Finance ministry spokespersons, however, are not wrong when they say the fourth quarter generally shows the highest growth and are claiming that the year could still end with seven percent. This is, of course, unlikely unless the fourth quarter records a whopping 7.7 percent growth. The plus point is that the prospects look bright for the rabi harvest in contrast to the previous kharif harvest, which saw coarse grains recording lower output. Agriculture remains the mainstay of the economy and if the rabi output increases as has been projected, rural demand may rise in the coming months, though perhaps not as much as had been hoped.

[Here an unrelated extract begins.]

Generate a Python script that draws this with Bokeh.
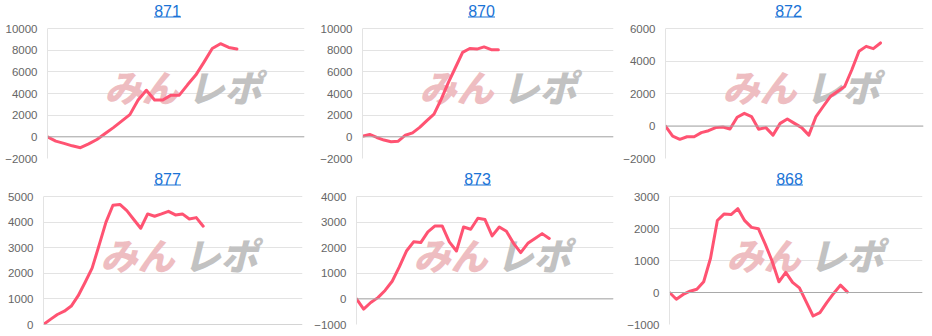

In any case, the only conclusion we can reach after the latest GDP data is that India has been hit harder than expected by the global economic meltdown. The reason is clearly that the economy has become much more globalised than ever before after the gradual economic liberalization since the 1990s. Though India may not be as dependent on exports as China, it does have a large skilled workforce that relies on buoyant export growth for its sustenance. These include the large numbers of artisans in the gems and jewellery, handicrafts and textiles industries. Many of those laid off owing to low orders from abroad are going back to the villages. Reverse migration has become a reality and is worsening the financial plight of those in rural areas. The question is: will the economic stimulus packages unveiled by the government do the magic trick of revving up demand and providing the push for higher growth in the manufacturing sector.

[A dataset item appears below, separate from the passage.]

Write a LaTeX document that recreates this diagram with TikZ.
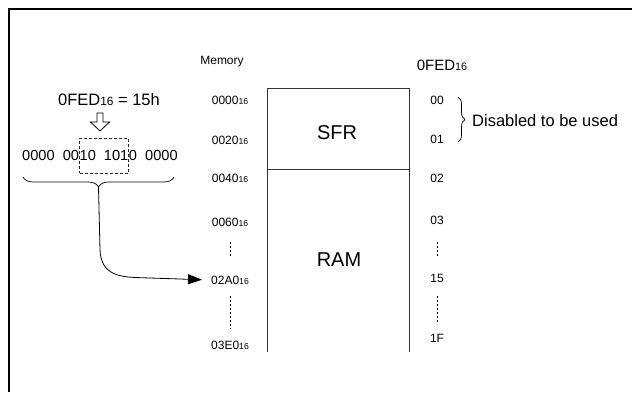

The latest round of measures, described as the third stimulus package by interim Finance Minister Pranab Mukherjee, are clearly in the nature of pre-poll sops for the electorate though they may help in pushing up demand. These include the wooing of central government employees with a six percent increase in dearness allowance. In addition, there have been cuts in excise duty and service tax which should translate into price reductions at the retail level. Also larger allocations have been made for urban housing plans, a scheme for affordable housing has been launched and major investments cleared for road development projects.
Whether this will provide enough push to demand is still being seen, but the decision to make these two announcements while replying to the parliamentary debate on the interim budget was clearly taken for two reasons. The first was naturally the need to ensure that some popular policy measures are announced in the run up to the elections. The second was the all round disappointment and criticism of the lackluster interim budget which met the needs of constitutional propriety but not the demands of a crisis-hit economy and an electorate faced with growing across-the- board job losses.
The advantage of cutting indirect taxes is that it puts money more directly into the hands of consumers and could help in pumping priming demand. On the other hand, it puts the government in a very tough situation as far as the fiscal deficit is concerned since the tax cuts will reduce revenue collections even further. At this point, however, there appears to be little option but to go down this road and clearly the rest of the world is also resigning itself to higher deficits while trying to push growth.
But the latest GDP data has shown clearly that this is not a good time for a government to be operating in an interim mode. The government of the day needs to take bold policy decisions to be able to deal with the economic crisis that is clearly engulfing the country. As soon as the model code of conduct kicks in prior to the elections, the present regime's hands will be virtually tied and it would not be able to make any policy changes. This could be a dangerous situation at a time when the government needs to react quickly to the fall out of the global financial crisis on the domestic economy. For the time being, the pre-poll goodies being handed out may be sufficient but more measures may be required in the coming months and this may not be politically feasible. Thus one can only hope that the economy remains in good fettle till the next government gets into the saddle.